* [DATA SECTION]
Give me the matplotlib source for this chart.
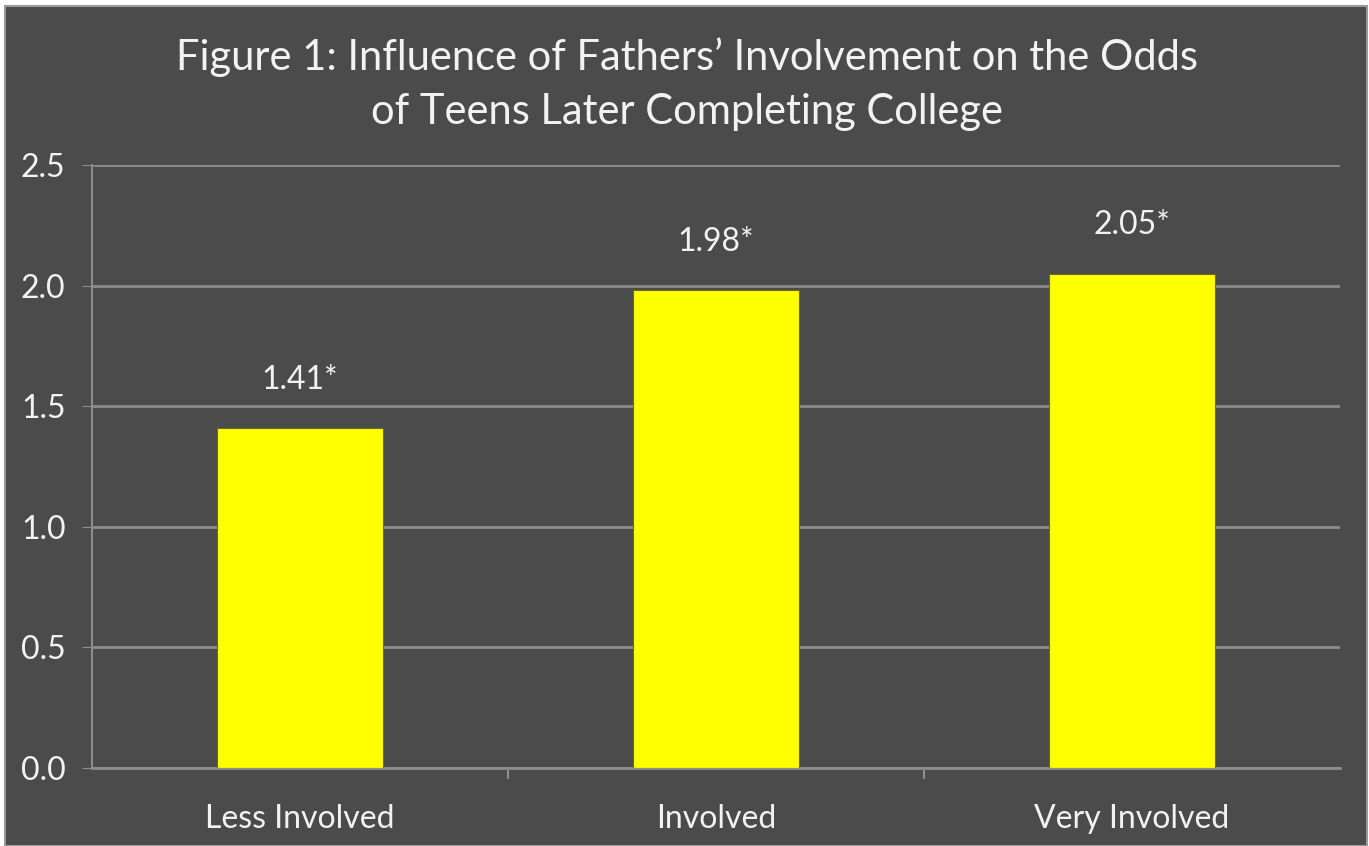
import matplotlib.pyplot as plt
from matplotlib.patches import Rectangle

# data
categories = ["Less Involved", "Involved", "Very Involved"]
odds = [1.41, 1.98, 2.05]
value_labels = ["1.41*", "1.98*", "2.05*"]
yticks = [0.0, 0.5, 1.0, 1.5, 2.0, 2.5]

bg = "#4b4b4b"
grid_col = "#8c8c8c"
txt = "#f2f2f2"

plt.rcParams["font.family"] = ["Lato", "DejaVu Sans"]

fig = plt.figure(figsize=(13.69, 8.46), dpi=100)
fig.patch.set_facecolor("white")

# dark panel with a thin light frame
panel = Rectangle((5 / 1369, 0), 1362 / 1369, 840 / 846,
                  transform=fig.transFigure, facecolor=bg,
                  edgecolor="#9a9a9a", linewidth=1.5, zorder=-10)
fig.patches.append(panel)

ax = fig.add_axes([92 / 1369, 1 - 768 / 846, 1248 / 1369, (768 - 165) / 846])
ax.set_facecolor(bg)
ax.patch.set_alpha(0)

x = list(range(len(categories)))
ax.bar(x, odds, width=0.4, color="#ffff00", edgecolor="#6b6b1e",
       linewidth=0.8, zorder=3)

for xi, v, lab in zip(x, odds, value_labels):
    ax.text(xi, v + 0.2, lab, ha="center", va="center", color=txt, fontsize=23)

ax.set_xlim(-0.5, 2.5)
ax.set_ylim(0, 2.5)
ax.set_yticks(yticks)
ax.set_yticklabels([f"{t:.1f}" for t in yticks])
ax.set_xticks(x)
ax.set_xticklabels(categories)
ax.tick_params(axis="x", length=0, pad=26, labelsize=23, colors=txt)
ax.tick_params(axis="y", length=7, pad=12, labelsize=23, colors=txt, color=grid_col)

# category boundary ticks below the x axis
ax.set_xticks([0.5, 1.5], minor=True)
ax.tick_params(axis="x", which="minor", length=8, color=grid_col, width=1.5)

ax.grid(axis="y", color=grid_col, linewidth=2, zorder=0)
for s in ["top", "right"]:
    ax.spines[s].set_visible(False)
ax.spines["left"].set_color(grid_col)
ax.spines["bottom"].set_color(grid_col)
ax.spines["left"].set_linewidth(1.5)
ax.spines["bottom"].set_linewidth(2)

fig.text(687 / 1369, 1 - 84 / 846,
         "Figure 1: Influence of Fathers\u2019 Involvement on the Odds\nof Teens Later Completing College",
         ha="center", va="center", color=txt, fontsize=30, linespacing=1.5)

plt.savefig("out.png", dpi=100, facecolor=fig.get_facecolor())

* [WHAT YOU HAVE TO DO] Replicate the material above verbatim; images stay out of the copy.

* [WRITTEN SOLUTION]
Give me the matplotlib source for this chart.
import matplotlib.pyplot as plt
from matplotlib.patches import Rectangle

# data
categories = ["Less Involved", "Involved", "Very Involved"]
odds = [1.41, 1.98, 2.05]
value_labels = ["1.41*", "1.98*", "2.05*"]
yticks = [0.0, 0.5, 1.0, 1.5, 2.0, 2.5]

bg = "#4b4b4b"
grid_col = "#8c8c8c"
txt = "#f2f2f2"

plt.rcParams["font.family"] = ["Lato", "DejaVu Sans"]

fig = plt.figure(figsize=(13.69, 8.46), dpi=100)
fig.patch.set_facecolor("white")

# dark panel with a thin light frame
panel = Rectangle((5 / 1369, 0), 1362 / 1369, 840 / 846,
                  transform=fig.transFigure, facecolor=bg,
                  edgecolor="#9a9a9a", linewidth=1.5, zorder=-10)
fig.patches.append(panel)

ax = fig.add_axes([92 / 1369, 1 - 768 / 846, 1248 / 1369, (768 - 165) / 846])
ax.set_facecolor(bg)
ax.patch.set_alpha(0)

x = list(range(len(categories)))
ax.bar(x, odds, width=0.4, color="#ffff00", edgecolor="#6b6b1e",
       linewidth=0.8, zorder=3)

for xi, v, lab in zip(x, odds, value_labels):
    ax.text(xi, v + 0.2, lab, ha="center", va="center", color=txt, fontsize=23)

ax.set_xlim(-0.5, 2.5)
ax.set_ylim(0, 2.5)
ax.set_yticks(yticks)
ax.set_yticklabels([f"{t:.1f}" for t in yticks])
ax.set_xticks(x)
ax.set_xticklabels(categories)
ax.tick_params(axis="x", length=0, pad=26, labelsize=23, colors=txt)
ax.tick_params(axis="y", length=7, pad=12, labelsize=23, colors=txt, color=grid_col)

# category boundary ticks below the x axis
ax.set_xticks([0.5, 1.5], minor=True)
ax.tick_params(axis="x", which="minor", length=8, color=grid_col, width=1.5)

ax.grid(axis="y", color=grid_col, linewidth=2, zorder=0)
for s in ["top", "right"]:
    ax.spines[s].set_visible(False)
ax.spines["left"].set_color(grid_col)
ax.spines["bottom"].set_color(grid_col)
ax.spines["left"].set_linewidth(1.5)
ax.spines["bottom"].set_linewidth(2)

fig.text(687 / 1369, 1 - 84 / 846,
         "Figure 1: Influence of Fathers\u2019 Involvement on the Odds\nof Teens Later Completing College",
         ha="center", va="center", color=txt, fontsize=30, linespacing=1.5)

plt.savefig("out.png", dpi=100, facecolor=fig.get_facecolor())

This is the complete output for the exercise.